The primary metric is unsafe activation count: blocked candidates that the policy nevertheless accepts. Secondary metrics are precision, safe-promotion recall, and defect-block rate.
Evidence And Findings
The controlled run produced this policy comparison:
| Policy | Accepted | Unsafe activations | False negatives | defectBlockRate | Precision |
|---|---|---|---|---|---|
| Throughput-first | 23 | 13 | 0 | 0.4091 | 0.4348 |
| Taste-governed | 9 | 0 | 1 | 1 | 1 |
The throughput-first rule has an attractive shape if the only dashboard metric is activity. It accepted 23 candidates and missed none of the promotable candidates. But it also activated 13 unsafe candidates. That is the RSI version of letting velocity impersonate progress.
The taste-governed rule accepted fewer candidates. It rejected one promotable candidate because that fixture lacked enough jury strength. But it activated zero unsafe candidates and blocked every seeded trap. In a self-improving system, that tradeoff is the point: the cost of a delayed good amendment is bounded; the cost of an activated authority-expanding bad amendment compounds.
Reusable Framework
The reusable object is a taste-governed amendment loop:
| Loop stage | Required artifact | Promotion consequence |
|---|---|---|
| Proposal | Amendment candidate and claimed metric | Log only |
| Grounding | Evidence artifact and metric binding | Eligible for review |
| Reversibility | Rollback handle and prior behavior pointer | Eligible for canary |
| Boundary | Public and safety boundaries | Eligible for public proof |
| Judgment | Multi-signal jury and authority restraint | Eligible for promotion |
| Learning | Result writeback after canary | Eligible to influence future ranking |
The loop is intentionally operational. It can run as a twice-weekly review, a release gate, or a local harness promotion check. The taste policy is not a separate runtime. It is a small decision surface that forces every activated RSI amendment to prove consequence, reversibility, and restraint.
Limitations And Falsification
This is a controlled fixture experiment. It does not measure live customer outcomes, model creativity, or long-horizon compounding. It tests whether a promotion policy can separate seeded safe amendments from seeded traps under deterministic conditions.

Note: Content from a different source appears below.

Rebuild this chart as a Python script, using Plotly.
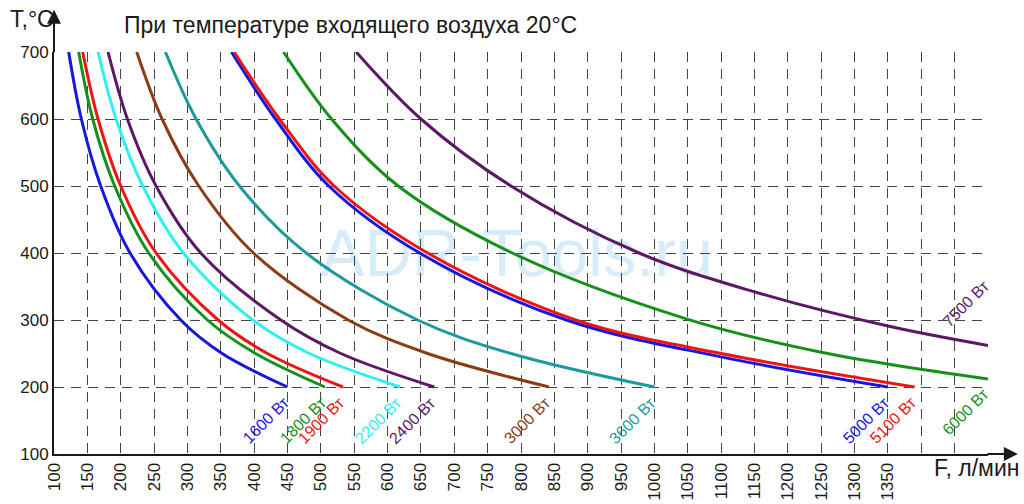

The result would be falsified if a broader live replay found that throughput-first activation produces equal or better downstream metrics with no authority, safety, or rollback regressions. It would also be weakened if the taste-governed policy repeatedly rejects high-value amendments that later pass owner-surface proof without requiring meaningful changes. The correct next step is to attach this policy to closed RSI candidates and compare canary outcomes against delayed-promotion decisions.
Replication
Replication uses the published measurement artifact and the public claims registry entry for this paper. A reviewer should check that the artifact contains 32 amendment candidates, recompute each policy's confusion matrix from the candidate rows, and confirm that every number in the abstract and findings table is present in the registered claim set.
The public boundary excludes customer data, credentials, non-public prompt material, private operational traces, and tenant identifiers. The paper publishes the method and aggregate outcomes, not internal runbooks or private runtime details.
Conclusion
Recursive self-improvement is not made trustworthy by asking the agent to become more enthusiastic about improving. It is made trustworthy by requiring the system to prefer amendments with proof, restraint, reversibility, and measurable consequence. That is taste as governance: the ability to say no to impressive-looking motion until it becomes promotable evidence.